"Quero imaginar sob que novos traços o despotismo poderia produzir-se no mundo... Depois de ter colhido em suas mãos poderosas cada indivíduo e de moldá-los a seu gosto, o governo estende seus braços sobre toda a sociedade... Não quebra as vontades, mas as amolece, submete e dirige... Raramente força a agir, mas opõe-se sem cessar a que se aja; não destrói, impede que se nasça; não tiraniza, incomoda, oprime, extingue, abestalha e reduz enfim cada nação a não ser mais que um rebanho de animais tímidos, do qual o governo é o pastor. (...)
A imprensa é, por excelência, o instrumento democrático da liberdade." Alexis de Tocqueville
(1805-1859)

"A democracia é a pior forma de governo imaginável, à exceção de todas as outras que foram experimentadas." Winston Churchill.
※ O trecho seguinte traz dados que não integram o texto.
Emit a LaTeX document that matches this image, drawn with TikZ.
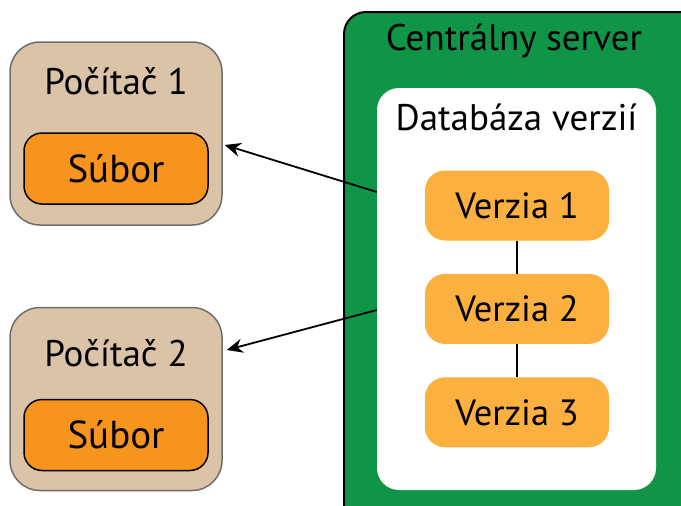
\documentclass[tikz,border=0pt]{standalone}
\usepackage{fontspec}
\setmainfont{PT Sans}
\usetikzlibrary{positioning,arrows.meta}
\definecolor{pcfill}{RGB}{219,195,168}
\definecolor{pcdraw}{RGB}{110,110,110}
\definecolor{suborfill}{RGB}{247,148,29}
\definecolor{verziafill}{RGB}{251,176,64}
\definecolor{serverfill}{RGB}{16,148,72}
\tikzset{
pc/.style={
  rectangle, rounded corners=30pt, draw=pcdraw, line width=1.5pt,
  fill=pcfill, minimum width=212pt, minimum height=183pt
  },
subor/.style={
  rectangle, rounded corners=18pt, draw=black, line width=1.5pt,
  fill=suborfill, minimum width=184pt, minimum height=71pt,
  font=\fontsize{39}{42}\selectfont
  },
server/.style={
  rectangle, rounded corners=22pt, draw=black, line width=2pt,
  fill=serverfill, minimum width=380pt, minimum height=530pt
  },
db/.style={
  rectangle, rounded corners=22pt, fill=white,
  minimum width=279pt, minimum height=402pt
  },
verzia/.style={
  rectangle, rounded corners=20pt, fill=verziafill,
  minimum width=184pt, minimum height=70pt,
  font=\fontsize{36.5}{40}\selectfont
  },
title/.style={
  inner sep=0pt, font=\fontsize{37}{40}\selectfont
  }
}

\begin{document}
\begin{tikzpicture}[x=1pt,y=1pt,>=Stealth]
\useasboundingbox (0,0) rectangle (681,-506);
\clip (0,0) rectangle (681,-506);

% central server
\node[server] (server) at (534,-277) {};
\node[title] (serverT) at ([yshift=-30pt, xshift=-20pt]server.north) {Centrálny server};
\node[db] (db) at (516.5,-289) {};
\node[title] (dbT) at ([yshift=-30pt]db.north) {Databáza verzií};

% versions
\node[verzia] (V1) at (517,-205.5) {Verzia 1};
\node[verzia, below=33pt of V1] (V2) {Verzia 2};
\node[verzia, below=33pt of V2] (V3) {Verzia 3};

\draw[line width=1.5pt] (V1) -- (V2);
\draw[line width=1.5pt] (V2) -- (V3);

% computers
\node[pc] (pc1) at (116,-133.5) {};
\node[title] (pc1T) at ([yshift=-40pt]pc1.north) {Počítač 1};
\node[subor] (S1) at (116,-168.5) {Súbor};

\node[pc] (pc2) at (116,-399) {};
\node[title] (pc2T) at ([yshift=-46pt]pc2.north) {Počítač 2};
\node[subor] (S2) at (116,-435) {Súbor};

% checkout arrows
\coordinate (db-a) at ([yshift=97pt]db.west);
\coordinate (db-b) at ([yshift=-21pt]db.west);
\coordinate (pc1-in) at ([yshift=-11.5pt, xshift=2pt]pc1.east);
\coordinate (pc2-in) at ([yshift=49pt, xshift=4pt]pc2.east);

\draw[->, line width=1.8pt, >={Stealth[length=16pt,width=14pt]}] (db-a) -- (pc1-in);
\draw[->, line width=1.8pt, >={Stealth[length=16pt,width=14pt]}] (db-b) -- (pc2-in);

\end{tikzpicture}
\end{document}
quinta-feira, 26 de setembro de 2013

"CELSO DE MELLO PASSA DA CONTA, CONFUNDE LIBERDADE DE CRÍTICA COM PRESSÃO INDEVIDA"

Agora chega! Celso de Mello passa da conta, confunde liberdade de crítica com pressão indevida e fala bobagem. Ou: No país em que é permitido marchar até em favor do crime, será proibido escrever em favor da lei?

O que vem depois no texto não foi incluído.